T. L. Ogden, New York, 29 July 1809
Dear Judge (Cooper), I have just received your letter with out date on the subject of the road subscription and am sorry to find not withstanding your former "Experience & knowledge in land matters" that both your memory & judgement are in this instance very defective. As to the road going to far south you ought to recollect that this point was fully discussed between us, and that you finally agreed with me that in order to secure the cooperation of the proprietors in Macomb's purchase, we must give up the idea of passing through the ten towns and pursue the route now proposed which pass within 5 or 6 miles of De Kalb and by a cross road through the heart of that town afford a communication with Ogdensburgh & the river on the one hand and the whole interior of the county on the other. By a similar cross road through Potsdam or Canton we expect to go to Madrid, and though ten miles further distant from the proposed Turnpike than you, are satisfied to be brought thus near it. Believing in the old proverb that half a loaf is better than no bread and that it is much better to have a good road passing within 20 miles of our land, than to have no road at all, or impassible road for 80 miles.

But if this road be less advantageous to us than on through our own lands, recollect that it is not made at our expense, but at the exclusive cost of the proprietors in Macomb's purchase. We being only obligated to loan to the extent of 2 1/2 cents P acre if called on. But (as I anticipated) 4/5 have subscribed in money, so that very little money can be wanted by way of loan. It is nevertheless necessary that we should all subscribe in order to make up the quantity required by the articles of association to render them obligatory.

I have constantly represented De Kalb as ready to join in the measure, and you cannot be off with credit to yourself or me. This is a child of your own begetting and you must not desert it! I shall therefore expect (as I have a right to do) that you instruct the concern here to come forward for 60 or 50000 acres (the amount of land in De Kalb), as we in behalf of Madrid have done for 60000. Harrison, Patroon, Parish, LeRay, Potsdam, McCormick etc etc. have come forward manfully to carry into effect a plan originating with you & it will never do for you to discourage it.
I am yours in haste,
T. L. Ogden

___________________

Dorcas and Ichabod Arnold, De Kalb Jan 28, 1810

Dear Father and Mother, Brothers and Sisters,
I take this kind opportunity to inform you we are all well and hope this will find you all enjoying the blessing.
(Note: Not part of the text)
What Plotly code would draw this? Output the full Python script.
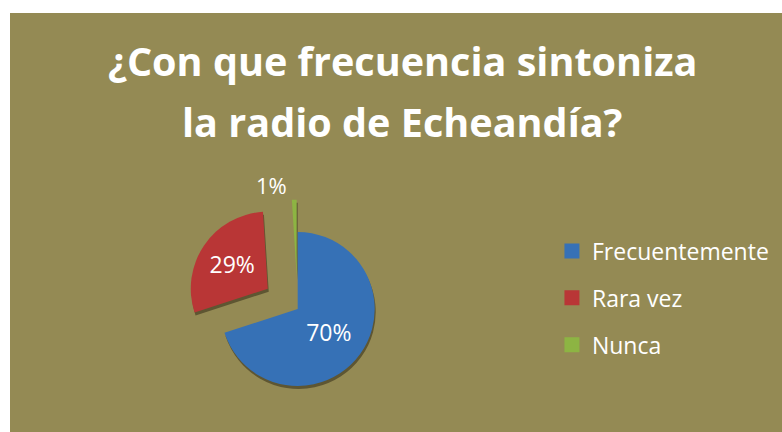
import plotly.graph_objects as go

categories = ["Frecuentemente", "Rara vez", "Nunca"]
values = [70, 29, 1]
colors = ["#3671B6", "#B93636", "#8DB443"]
shadow_color = "#5E5632"
pulls = [0, 0.47, 0.42]
title_lines = ["¿Con que frecuencia sintoniza", "la radio de Echeandía?"]

W, H = 782, 432
ML, MT = 10, 13
PW, PH = W - ML, H - MT
FONT = "Open Sans"

# pie geometry (pixels)
cx, cy, r = 297.7, 309.0, 77.0
half = r * (1 + max(pulls))


def dom(cx_, cy_):
    x0 = (cx_ - half - ML) / PW
    x1 = (cx_ + half - ML) / PW
    y0 = (H - (cy_ + half)) / PH
    y1 = (H - (cy_ - half)) / PH
    return dict(x=[x0, x1], y=[y0, y1])


def py(p):
    return (H - p) / PH


fig = go.Figure()

# shadow pie
fig.add_trace(go.Pie(
    labels=categories, values=values, pull=pulls, sort=False,
    direction="clockwise", rotation=0,
    marker=dict(colors=[shadow_color] * 3, line=dict(width=0)),
    textinfo="none", hoverinfo="skip", showlegend=False,
    domain=dom(cx + 1, cy + 3),
))

fig.add_trace(go.Pie(
    labels=categories, values=values, pull=pulls, sort=False,
    direction="clockwise", rotation=0,
    marker=dict(colors=colors, line=dict(width=0)),
    textinfo="percent", textposition=["inside", "inside", "outside"],
    insidetextorientation="horizontal",
    textfont=dict(family=FONT, size=23, color="white"),
    outsidetextfont=dict(family=FONT, size=22, color="white"),
    insidetextfont=dict(family=FONT, size=23, color="white"),
    showlegend=False,
    domain=dom(cx, cy),
))

# legend entries
for i, (c, col) in enumerate(zip(categories, colors)):
    fig.add_trace(go.Scatter(
        x=[None], y=[None], mode="markers", name=c,
        marker=dict(symbol="square", size=15, color=col),
        legendgroup=f"g{i}", showlegend=True, hoverinfo="skip",
    ))

annotations = []
for line, ypix in zip(title_lines, [61, 122]):
    annotations.append(dict(
        text=line, xref="paper", yref="paper", x=(402 - ML) / PW, y=py(ypix),
        xanchor="center", yanchor="middle", showarrow=False,
        font=dict(family=FONT, size=39.6, color="white", weight="bold"),
    ))

fig.update_layout(
    width=W, height=H,
    margin=dict(l=ML, r=0, t=MT, b=0, autoexpand=False),
    paper_bgcolor="white",
    plot_bgcolor="rgba(0,0,0,0)",
    xaxis=dict(visible=False),
    yaxis=dict(visible=False),
    annotations=annotations,
    legend=dict(
        x=0.702, y=py(298), xanchor="left", yanchor="middle",
        font=dict(family=FONT, size=23, color="white"),
        bgcolor="rgba(0,0,0,0)", tracegroupgap=14,
    ),
    shapes=[dict(type="rect", xref="paper", yref="paper", x0=0, x1=1, y0=0, y1=1,
                 fillcolor="#948A54", line=dict(width=0), layer="below")],
)

fig.write_html(
    "out.html",
    config={"displayModeBar": False},
    post_script="document.body.style.margin='0';document.body.style.overflow='hidden';",
)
I want to hear how you got home. I hope you will not fail coming here again. I send my love to Edward and Katie and want to see them here. Land is rising very fast, and I want you all to come and buy land. Our country is gaining very fast.
D. A.(Dorcas Arnold)

___________________

I take the pleasure of finishing Dorcas' letter. I have no other news to tell you but good. We have had a very easy winter so far. We have had no snow til the twenty fifth of January, then five inches. I have had the fortune to purchase of the Jackson farm sixty seven acres adjoining mine. A great market for all kinds of produce at the garrison. Wages (are) very high. There is more than fifty men in this neighborhood (earning) from fourteen to twenty dollars a month (working) at lumber. Long staves is reported will fetch three hundred dollars per thousand or more. Judge Cooper is dead. We have new landlords.
Ichabod Arnold

___________________

I want you to send some wormseed and dried apples. We send this by one of Dr Bowern’s sons in Providence. I believe there is seven stores at the garrison.